In July 1918 Philadelphia's Bureau of Public Health had issued a bulletin about the "Spanish Influenza". But health officials had not listed influenza as a reportable disease, and this denial of the danger of what was happening had encouraged people to take foolish risks. So it was that on 28 September 1918 a "4th Liberty Loan Drive" parade in Philadelphia was attended by 200,000 people. Since influenza is a respiratory illness spread by breathing, within days of the parade 635 new cases of influenza were reported; and on 6 October, 289 people died. Then city officials had to recognize that an epidemic was occurring, and they ordered all public gathering places, including churches, schools and theaters, closed. Despite these precautions, by mid-October hundreds of thousands of people were infected, and by the third week of October 1918, over 4,500 were dead. Since a large proportion of the city's doctors and nurses were in Europe to support U.S. involvement in the war there, many people in Philadelphia may have died because they did not get proper medical attention. And yet, although in October open trucks (death carts) were sent out to collect the corpses from wooden boxes on front porches (and abandoned corpses from gutters), by early November life began to return to normal. The end of the epidemic was celebrated along with the European Armistice on 11 November 1918.

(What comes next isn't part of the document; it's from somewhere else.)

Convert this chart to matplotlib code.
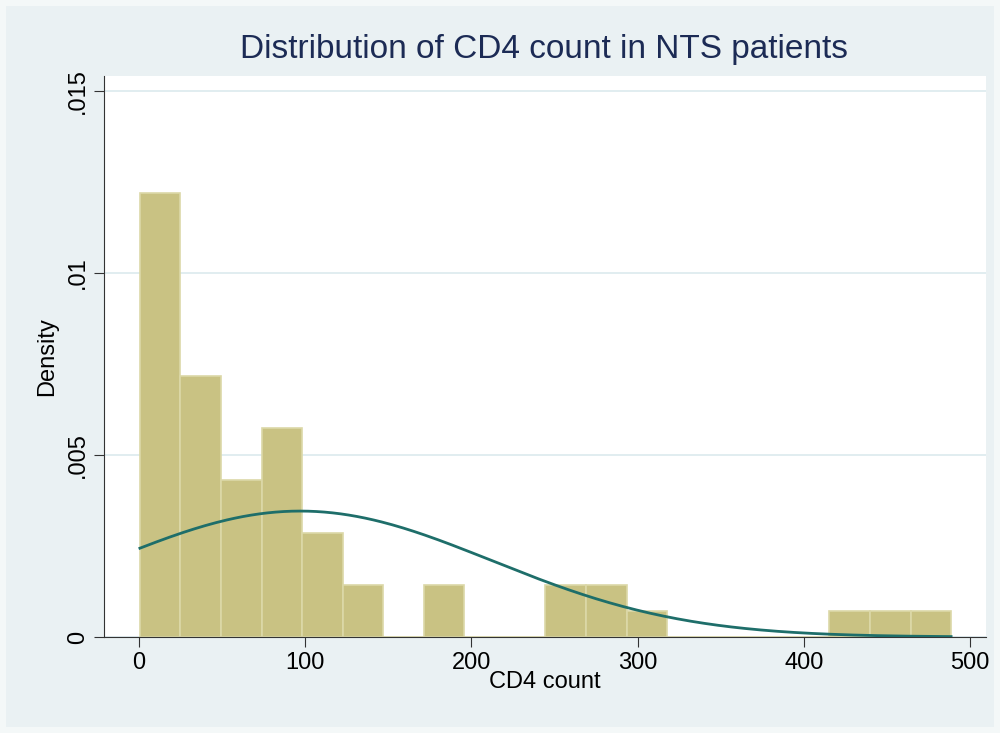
import numpy as np
import matplotlib.pyplot as plt
from matplotlib.patches import Rectangle

plt.rcParams['font.family'] = ['Liberation Sans', 'DejaVu Sans']

# histogram bins (CD4 count), 20 bins
bin_start = 0.6
bin_width = 24.4
densities = [0.01220, 0.00718, 0.00431, 0.00574, 0.00287, 0.00144, 0.0, 0.00144,
             0.0, 0.0, 0.00144, 0.00144, 0.00072, 0.0, 0.0, 0.0, 0.0,
             0.00072, 0.00072, 0.00072]

# fitted normal curve
norm_mean = 97.0
norm_sd = 115.3
x_min, x_max = 0.6, 488.6

edges = bin_start + bin_width * np.arange(len(densities) + 1)

fig = plt.figure(figsize=(10, 7.33), dpi=100)
fig.patch.set_facecolor("#F4F8F8")
fig.patches.append(Rectangle((0.006, 0.008), 0.988, 0.984, transform=fig.transFigure,
                             facecolor="#EAF1F3", edgecolor="none", zorder=-10))

ax = fig.add_axes([0.104, 0.131, 0.882, 0.765])
ax.set_facecolor("white")

ax.bar(edges[:-1], densities, width=bin_width, align="edge",
       color="#C9C283", edgecolor="#DCD8A8", linewidth=1.2, zorder=2)

xs = np.linspace(x_min, x_max, 300)
ys = np.exp(-0.5 * ((xs - norm_mean) / norm_sd) ** 2) / (norm_sd * np.sqrt(2 * np.pi))
ax.plot(xs, ys, color="#1E6E6A", linewidth=2, zorder=3)

ax.set_xlim(-21, 509.6)
ax.set_ylim(0, 0.01541)
ax.set_xticks([0, 100, 200, 300, 400, 500])
ax.set_yticks([0, 0.005, 0.01, 0.015])
ax.set_yticklabels(["0", ".005", ".01", ".015"], rotation=90, va="center")
ax.tick_params(labelsize=17, length=7, color="#333333", pad=4)

ax.grid(axis="y", color="#DCEAEE", linewidth=1.2, zorder=0)
ax.set_axisbelow(True)
for s in ["top", "right"]:
    ax.spines[s].set_visible(False)
for s in ["left", "bottom"]:
    ax.spines[s].set_color("#333333")

ax.set_xlabel("CD4 count", fontsize=17, labelpad=-2)
ax.set_ylabel("Density", fontsize=17, labelpad=6)
fig.text(0.544, 0.932, "Distribution of CD4 count in NTS patients", ha="center",
         va="center", fontsize=24, color="#1C2B55")

fig.savefig("out.png", dpi=100, facecolor=fig.get_facecolor())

The influenza had affected all the armies in the European War. In some American units, the influenza killed 80 percent of the soldiers. But when the U.S. Army general in Europe said that he wanted more men, the President sent them, even though that meant jamming soldiers onto troop ships where they would breathe on one another and transmit the disease. In September 1918, a further 13 million men across America were crowded into schools, city halls and post offices, when they were called together to register for the draft.
In the midst of the epidemic the acting Surgeon General of the Army noted the unusual character of this epidemic: whereas influenza normally was a mild disease that killed only the very young and the very old, this influenza was most dangerous to people 21 to 29 years of age. This influenza took the strong and spared the weak.